In response to the revelation about the approbation written for Amsallem’s book, Mazuz had specifically written that “a valid conversion is only through a sincere acceptance of all the commandments in order to fulfill them.”
The issue of conversion is an extremely contentious topic in religious politics at present, due to a law passed in November by the government, which broadens access to conversion by allowing municipal chief rabbis to establish their own conversion courts.
Proponents of the law would like to see greater numbers of the 330,000 non-Jewish Israeli citizens from the former Soviet Union convert, so as to reduce inter-faith marriages in Israel.

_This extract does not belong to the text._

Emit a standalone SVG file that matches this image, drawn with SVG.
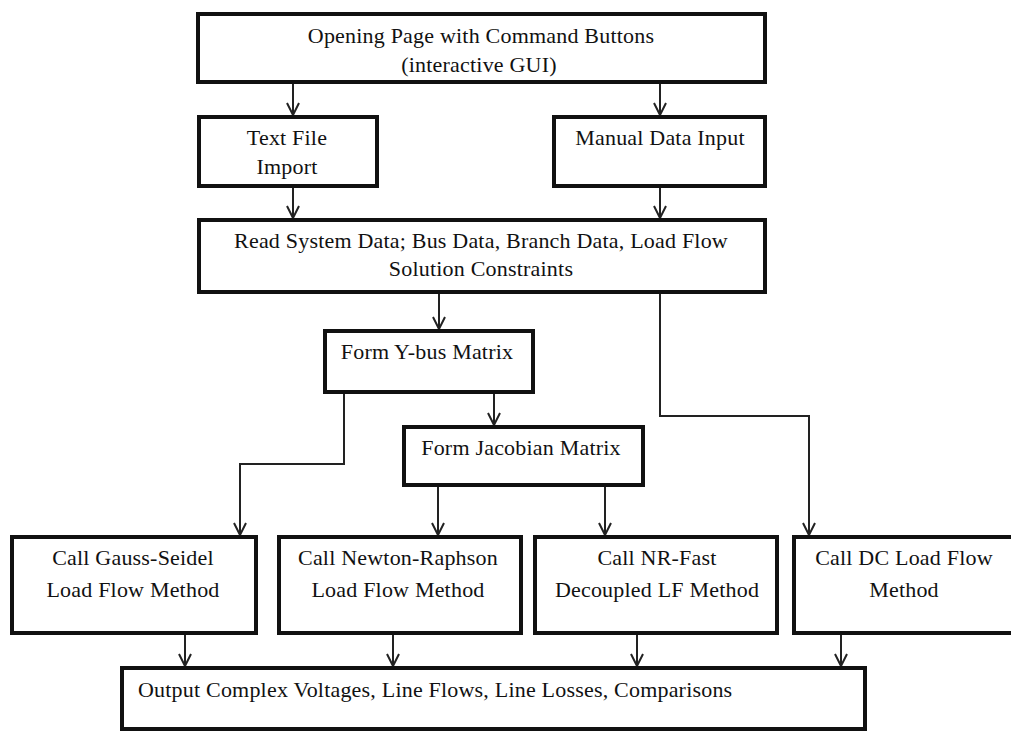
<svg xmlns="http://www.w3.org/2000/svg" width="1011" height="731" viewBox="0 0 1011 731">
<defs>
<style>
.box{fill:#fff;stroke:#111;stroke-width:4}
.t{font-family:"Liberation Serif","Times New Roman",serif;font-size:22px;letter-spacing:0.2px;fill:#111;text-anchor:middle}
.ts{font-family:"Liberation Serif","Times New Roman",serif;font-size:22px;letter-spacing:0.2px;fill:#111}
.c{fill:none;stroke:#222;stroke-width:2}
</style>
<marker id="arr" viewBox="0 0 14 14" refX="13" refY="7" markerWidth="14" markerHeight="14" markerUnits="userSpaceOnUse" orient="auto">
<path d="M1,1 L13,7 L1,13" fill="none" stroke="#222" stroke-width="2"/>
</marker>
</defs>
<rect width="1011" height="731" fill="#fff"/>
<g id="connectors">
<path class="c" d="M293 84 V115" marker-end="url(#arr)"/>
<path class="c" d="M660 84 V115" marker-end="url(#arr)"/>
<path class="c" d="M293 188 V218" marker-end="url(#arr)"/>
<path class="c" d="M660 188 V218" marker-end="url(#arr)"/>
<path class="c" d="M439 294 V329" marker-end="url(#arr)"/>
<path class="c" d="M660 294 V416 H809 V535" marker-end="url(#arr)"/>
<path class="c" d="M344 394 V464 H240 V535" marker-end="url(#arr)"/>
<path class="c" d="M494 394 V425" marker-end="url(#arr)"/>
<path class="c" d="M438 487 V535" marker-end="url(#arr)"/>
<path class="c" d="M605 487 V535" marker-end="url(#arr)"/>
<path class="c" d="M185 635 V666" marker-end="url(#arr)"/>
<path class="c" d="M393 635 V666" marker-end="url(#arr)"/>
<path class="c" d="M637 635 V666" marker-end="url(#arr)"/>
<path class="c" d="M841 635 V666" marker-end="url(#arr)"/>
</g>
<g id="opening">
<rect class="box" x="198" y="14" width="567" height="68"/>
<text class="t" x="481" y="43">Opening Page with Command Buttons</text>
<text class="t" x="479" y="72">(interactive GUI)</text>
</g>
<g id="textfile">
<rect class="box" x="199" y="117" width="178" height="69"/>
<text class="t" x="287" y="145">Text File</text>
<text class="t" x="287" y="174">Import</text>
</g>
<g id="manual">
<rect class="box" x="554" y="117" width="211" height="69"/>
<text class="t" x="660" y="145">Manual Data Input</text>
</g>
<g id="read">
<rect class="box" x="199" y="220" width="566" height="72"/>
<text class="t" x="481" y="248">Read System Data; Bus Data, Branch Data, Load Flow</text>
<text class="t" x="481" y="276">Solution Constraints</text>
</g>
<g id="ybus">
<rect class="box" x="325" y="331" width="208" height="61"/>
<text class="t" x="427" y="359">Form Y-bus Matrix</text>
</g>
<g id="jacobian">
<rect class="box" x="404" y="427" width="239" height="58"/>
<text class="t" x="521" y="455">Form Jacobian Matrix</text>
</g>
<g id="gauss">
<rect class="box" x="12" y="537" width="244" height="96"/>
<text class="t" x="133" y="565">Call Gauss-Seidel</text>
<text class="t" x="133" y="597">Load Flow Method</text>
</g>
<g id="newton">
<rect class="box" x="279" y="537" width="242" height="96"/>
<text class="t" x="398" y="565">Call Newton-Raphson</text>
<text class="t" x="398" y="597">Load Flow Method</text>
</g>
<g id="nrfast">
<rect class="box" x="535" y="537" width="242" height="96"/>
<text class="t" x="657" y="565">Call NR-Fast</text>
<text class="t" x="657" y="597">Decoupled LF Method</text>
</g>
<g id="dc">
<rect class="box" x="794" y="537" width="226" height="96"/>
<text class="t" x="904" y="565">Call DC Load Flow</text>
<text class="t" x="904" y="597">Method</text>
</g>
<g id="output">
<rect class="box" x="122" y="668" width="743" height="61"/>
<text class="ts" x="138" y="697">Output Complex Voltages, Line Flows, Line Losses, Comparisons</text>
</g>
</svg>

Advocates of the new conversion law have encouraged rabbis who adopt the approach outlined by Mazuz that a convert only need accept the commandments in general, to establish their own conversion courts to increase conversions from the immigrant community.
Chief Rabbis Yitzhak Yosef and David Lau are however, resolutely opposed to the law, as is the haredi political leadership along with many hardline national-religious rabbis and their political representatives.
Among those are Rabbi Dov Lior, one of the most influential of the hardline national- religious rabbis, who has backed the Yahad party and has publicly condemned the conversion law, even blaming the abduction and murder last summer of Naftali Fraenkel, Gil-ad Shaer and Eyal Yifrah on the new law.
Should Yahad pass the electoral threshold, the issue of the conversion law could divide opinion within the party if Mazuz stands by his written position.
Lenient viewpoints on conversion are controversial in the haredi world since it is an extremely sensitive topic with many haredi rabbis adopting strict interpretations of Jewish law regrading converts, out of fear of that if conversions are not performed properly they could be lead to inter-faith marriages if the convert is erroneously accepted.
If Mazuz is labeled as lenient on conversion it could delegitimize his standing in the haredi world, posing a political problem for Yahad in its search for votes among the haredim.